*GIVEN RECORDS*:

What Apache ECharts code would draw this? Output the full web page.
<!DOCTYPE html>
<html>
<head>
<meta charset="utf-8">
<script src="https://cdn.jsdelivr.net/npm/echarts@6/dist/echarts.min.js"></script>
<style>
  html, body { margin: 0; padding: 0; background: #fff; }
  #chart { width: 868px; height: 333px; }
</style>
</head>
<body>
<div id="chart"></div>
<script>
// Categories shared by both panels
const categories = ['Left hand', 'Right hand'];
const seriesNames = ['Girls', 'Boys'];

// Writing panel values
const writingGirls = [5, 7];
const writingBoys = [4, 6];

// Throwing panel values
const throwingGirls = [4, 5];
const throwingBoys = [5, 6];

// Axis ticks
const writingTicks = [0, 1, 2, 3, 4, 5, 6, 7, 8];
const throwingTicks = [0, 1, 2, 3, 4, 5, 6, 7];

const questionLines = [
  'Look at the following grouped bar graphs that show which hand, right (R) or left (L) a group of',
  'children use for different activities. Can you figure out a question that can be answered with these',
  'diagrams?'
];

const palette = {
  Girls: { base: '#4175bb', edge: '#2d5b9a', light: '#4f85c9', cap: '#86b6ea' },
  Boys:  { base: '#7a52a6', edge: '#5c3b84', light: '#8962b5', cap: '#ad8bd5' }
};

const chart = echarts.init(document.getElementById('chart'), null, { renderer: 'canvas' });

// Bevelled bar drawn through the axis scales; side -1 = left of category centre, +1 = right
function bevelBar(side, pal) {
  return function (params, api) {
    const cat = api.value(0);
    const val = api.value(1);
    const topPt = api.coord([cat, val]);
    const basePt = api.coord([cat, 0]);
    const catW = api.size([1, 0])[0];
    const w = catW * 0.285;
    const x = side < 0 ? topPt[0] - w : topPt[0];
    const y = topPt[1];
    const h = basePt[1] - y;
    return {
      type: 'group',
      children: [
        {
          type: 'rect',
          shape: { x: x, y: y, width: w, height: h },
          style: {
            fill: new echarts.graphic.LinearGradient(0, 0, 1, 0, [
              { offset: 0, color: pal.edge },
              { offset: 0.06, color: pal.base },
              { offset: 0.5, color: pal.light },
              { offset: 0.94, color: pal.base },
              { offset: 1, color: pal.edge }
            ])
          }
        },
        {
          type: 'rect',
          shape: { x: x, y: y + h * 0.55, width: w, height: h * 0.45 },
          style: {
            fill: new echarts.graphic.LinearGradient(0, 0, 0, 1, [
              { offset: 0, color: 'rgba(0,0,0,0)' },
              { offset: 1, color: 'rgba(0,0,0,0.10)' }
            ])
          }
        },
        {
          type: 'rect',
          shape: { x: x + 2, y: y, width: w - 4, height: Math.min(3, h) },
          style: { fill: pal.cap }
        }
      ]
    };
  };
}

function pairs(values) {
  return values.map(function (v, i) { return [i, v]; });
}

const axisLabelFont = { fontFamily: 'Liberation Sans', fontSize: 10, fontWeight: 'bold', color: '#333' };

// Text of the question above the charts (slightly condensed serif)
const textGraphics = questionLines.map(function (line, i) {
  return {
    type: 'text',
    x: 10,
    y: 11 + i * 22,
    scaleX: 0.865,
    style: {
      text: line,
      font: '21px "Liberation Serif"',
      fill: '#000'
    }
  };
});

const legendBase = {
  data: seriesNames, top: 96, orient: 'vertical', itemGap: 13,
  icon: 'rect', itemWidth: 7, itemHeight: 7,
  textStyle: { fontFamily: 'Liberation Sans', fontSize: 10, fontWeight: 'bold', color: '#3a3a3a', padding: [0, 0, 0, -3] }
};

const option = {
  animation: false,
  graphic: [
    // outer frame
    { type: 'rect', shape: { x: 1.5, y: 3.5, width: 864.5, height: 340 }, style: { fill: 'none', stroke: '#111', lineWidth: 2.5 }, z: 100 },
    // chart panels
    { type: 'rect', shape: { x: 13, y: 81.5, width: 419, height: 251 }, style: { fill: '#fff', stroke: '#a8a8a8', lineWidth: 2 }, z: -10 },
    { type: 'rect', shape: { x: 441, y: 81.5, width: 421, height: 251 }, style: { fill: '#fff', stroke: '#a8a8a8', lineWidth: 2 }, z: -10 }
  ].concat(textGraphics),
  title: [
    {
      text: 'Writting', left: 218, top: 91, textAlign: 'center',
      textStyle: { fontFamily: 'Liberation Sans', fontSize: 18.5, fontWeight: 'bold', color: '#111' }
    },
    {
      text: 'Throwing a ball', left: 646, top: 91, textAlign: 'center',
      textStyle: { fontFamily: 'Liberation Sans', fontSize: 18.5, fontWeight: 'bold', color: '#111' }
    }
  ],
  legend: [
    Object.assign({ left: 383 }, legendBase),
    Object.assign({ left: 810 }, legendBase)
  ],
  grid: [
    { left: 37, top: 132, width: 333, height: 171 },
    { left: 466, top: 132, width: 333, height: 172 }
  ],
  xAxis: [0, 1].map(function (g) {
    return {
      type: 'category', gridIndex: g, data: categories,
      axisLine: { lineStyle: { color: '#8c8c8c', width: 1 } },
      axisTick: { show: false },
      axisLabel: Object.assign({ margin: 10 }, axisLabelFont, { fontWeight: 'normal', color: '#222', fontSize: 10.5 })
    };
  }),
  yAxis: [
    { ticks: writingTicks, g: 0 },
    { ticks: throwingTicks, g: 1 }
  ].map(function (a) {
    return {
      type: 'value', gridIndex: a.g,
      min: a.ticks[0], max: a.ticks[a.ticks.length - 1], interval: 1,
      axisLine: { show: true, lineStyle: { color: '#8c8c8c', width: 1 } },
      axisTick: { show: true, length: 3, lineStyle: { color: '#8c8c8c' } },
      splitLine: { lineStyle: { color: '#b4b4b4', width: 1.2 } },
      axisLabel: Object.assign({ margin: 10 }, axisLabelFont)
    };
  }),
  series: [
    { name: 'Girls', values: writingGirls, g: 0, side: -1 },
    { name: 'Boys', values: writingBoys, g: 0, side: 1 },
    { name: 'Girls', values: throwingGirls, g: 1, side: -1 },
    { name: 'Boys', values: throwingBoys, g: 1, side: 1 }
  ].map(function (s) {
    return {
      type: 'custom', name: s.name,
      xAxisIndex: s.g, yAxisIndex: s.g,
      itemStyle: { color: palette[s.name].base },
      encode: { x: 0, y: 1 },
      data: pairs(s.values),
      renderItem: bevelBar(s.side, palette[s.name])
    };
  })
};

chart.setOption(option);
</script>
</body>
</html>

...

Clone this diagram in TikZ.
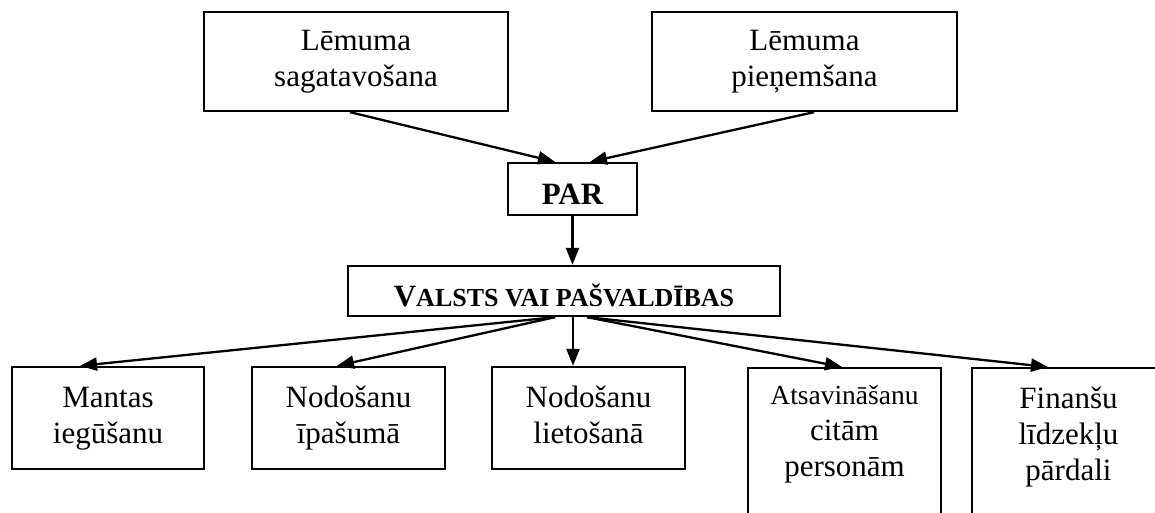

*AIM OF THE TASK*: Using the records above, select and copy every line that has the word "this".

*FINISHED TASK*:
What Apache ECharts code would draw this? Output the full web page.
Clone this diagram in TikZ.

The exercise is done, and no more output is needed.